* [TASK OBJECTIVE] Repeat the material exactly from its first line to the line that includes "y_ticks = [0, 500, 1000, 1500, 2000]". Skip pictures.

* [RECORDED INFORMATION]

________________

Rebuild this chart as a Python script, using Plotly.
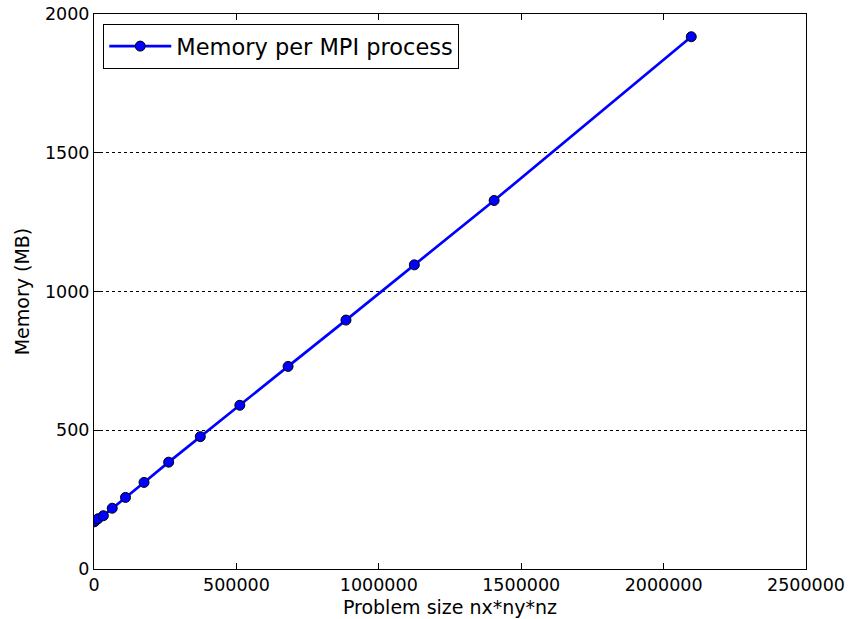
import plotly.graph_objects as go

problem_size = [512, 4096, 13824, 32768, 64000, 110592, 175616, 262144, 373248,
                512000, 681472, 884736, 1124864, 1404928, 2097152]
memory_mb = [170, 173, 181, 192, 219, 258, 312, 385, 477,
             590, 730, 897, 1096, 1328, 1918]

x_ticks = [0, 500000, 1000000, 1500000, 2000000, 2500000]
y_ticks = [0, 500, 1000, 1500, 2000]

fig = go.Figure()
fig.add_trace(go.Scatter(
    x=problem_size, y=memory_mb, mode="lines+markers",
    name="Memory per MPI process",
    line=dict(color="#0000ff", width=2.7),
    marker=dict(symbol="circle", size=10, color="#0000ff",
                line=dict(color="black", width=1)),
))

font = "DejaVu Sans, sans-serif"
fig.update_layout(
    width=854, height=619,
    margin=dict(l=94, r=48, t=14, b=50, autoexpand=False),
    paper_bgcolor="white", plot_bgcolor="white",
    font=dict(family=font, size=17.5, color="black"),
    showlegend=True,
    legend=dict(x=0.013, y=0.982, xanchor="left", yanchor="top",
                bordercolor="black", borderwidth=1, bgcolor="white",
                itemwidth=62,
                font=dict(size=22.5, family=font)),
    xaxis=dict(range=[0, 2500000], tickvals=x_ticks,
               ticktext=[str(v) for v in x_ticks],
               showgrid=False, zeroline=False, automargin=False,
               showline=True, linecolor="black", linewidth=1, mirror="ticks",
               ticks="inside", ticklen=6, tickcolor="black",
               tickfont=dict(size=17.5),
               title=dict(text="Problem size nx*ny*nz", font=dict(size=19), standoff=6)),
    yaxis=dict(range=[0, 2000], tickvals=y_ticks,
               ticktext=[str(v) for v in y_ticks],
               showgrid=True, gridcolor="black", griddash="dot", gridwidth=1,
               zeroline=False, automargin=False,
               showline=True, linecolor="black", linewidth=1, mirror="ticks",
               ticks="inside", ticklen=6, tickcolor="black",
               tickfont=dict(size=17.5),
               title=dict(text="Memory (MB)", font=dict(size=19), standoff=10)),
)

fig.write_html("out.html")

________________

* [WORKED SOLUTION]
Rebuild this chart as a Python script, using Plotly.
import plotly.graph_objects as go

problem_size = [512, 4096, 13824, 32768, 64000, 110592, 175616, 262144, 373248,
                512000, 681472, 884736, 1124864, 1404928, 2097152]
memory_mb = [170, 173, 181, 192, 219, 258, 312, 385, 477,
             590, 730, 897, 1096, 1328, 1918]

x_ticks = [0, 500000, 1000000, 1500000, 2000000, 2500000]
y_ticks = [0, 500, 1000, 1500, 2000]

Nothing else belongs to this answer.